Significance level alpha

Estimated parameters

Expected count handling

Decimal places

Example Data Table

This example tests whether five colors appear equally often in a sample of 100 items.

Category	Observed count	Expected proportion	Expected count
Red	18	0.20	20
Blue	22	0.20	20
Green	20	0.20	20
Yellow	17	0.20	20
Purple	23	0.20	20

Formula Used

The goodness of fit statistic is:

χ² = Σ ((Oᵢ - Eᵢ)² / Eᵢ)

Oᵢ is the observed count. Eᵢ is the expected count.

df = k - 1 - m

k is the number of categories. m is the number of estimated parameters.

p value = P(Χ²df ≥ χ² observed)

Standardized residual = (Oᵢ - Eᵢ) / √Eᵢ

Cohen's w = √(χ² / N)

How to Use This Calculator

Enter each category name on a separate line.
Enter observed counts in the same category order.
Choose the expected value type.
Enter expected counts, proportions, percentages, or choose equal categories.
Set alpha, estimated parameters, and rounding.
Press Calculate to see the result above the form.
Use the CSV or PDF button to save the results.

Understanding Goodness of Fit

A chi square goodness of fit test checks one categorical variable. It compares observed counts with expected counts. The goal is simple. It asks whether the sample pattern looks close to a stated model.

This calculator helps when categories are fixed before data collection. Common cases include dice faces, survey choices, color ratios, quality grades, or arrival counts. You enter each observed count. You also enter expected counts, proportions, percentages, or equal expectations.

What the Result Means

The test statistic grows when differences are large. It also grows when expected counts are small. A small statistic means the observed pattern is near the expected pattern. A large statistic suggests the model may not fit.

The p value measures tail evidence under the null hypothesis. A small p value means the observed gaps would be unusual if the expected model were true. The alpha level sets the decision rule. If the p value is less than alpha, reject the null model.

Checking Assumptions

Goodness of fit needs count data. Categories should not overlap. Each observation should belong to one category only. The observations should be independent. Expected counts should usually be at least five. When expected counts are too small, combine sensible categories or collect more data.

Use estimated parameters carefully. If expected values were built from sample estimates, reduce degrees of freedom. This calculator includes a field for estimated parameters. It subtracts that value from the standard category count.

Why Residuals Matter

The overall statistic tells whether the pattern fits. Residuals show where the mismatch occurs. A positive residual means the observed count is above expectation. A negative residual means it is below expectation.

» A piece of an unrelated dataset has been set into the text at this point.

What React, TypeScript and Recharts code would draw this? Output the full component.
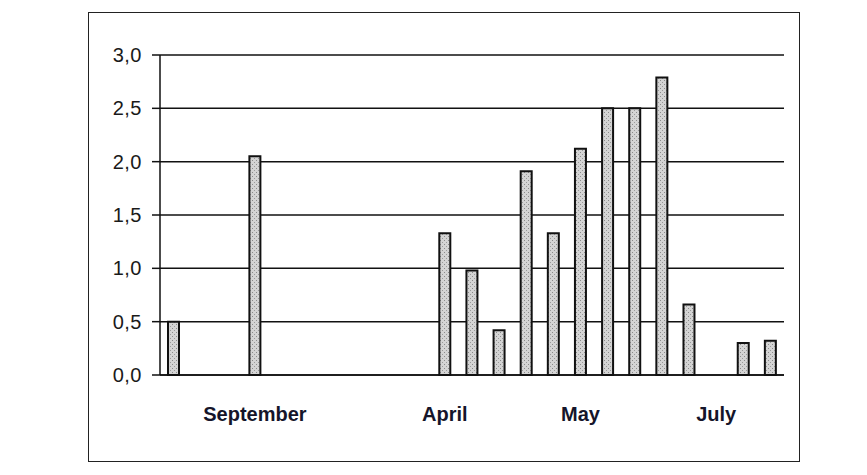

Large absolute residuals deserve attention.

Contribution percentages show which categories drive the test. They are useful for reports. They also prevent vague conclusions. Instead of saying the model failed, you can identify the strongest categories.

Practical Use

Do not treat significance as practical importance. With a huge sample, tiny differences can become significant. With a small sample, real differences can be missed. Review effect size with the p value. Cohen’s w gives a simple scale. Larger values show a stronger overall departure.

Document both statistical evidence and practical context before final reporting.

FAQs

What is a chi square goodness of fit test?

It is a test for one categorical variable. It compares observed counts with expected counts from a model, theory, or claimed distribution.

When should I use this calculator?

Use it when your data are counts in categories and you have expected counts, proportions, percentages, or equal category assumptions.

What does a small p value mean?

A small p value suggests the observed category pattern is unlikely under the expected model. It supports rejecting the null hypothesis.

What are degrees of freedom here?

Degrees of freedom equal categories minus one, minus estimated parameters. Parameters are subtracted when expected values use sample estimates.

Why are expected counts important?

The test relies on expected counts. Small expected counts can make the approximation weak, so combining categories may be needed.

Can expected percentages be used?

Yes. Choose percentages as the expected type. The calculator converts them into expected counts using the observed total.

What do standardized residuals show?

They show which categories are above or below expectation after scaling by expected count. Larger absolute values show stronger mismatch.

Does this prove the model is true?

No. A non-significant result only means the data do not show strong evidence against the expected model at the selected alpha.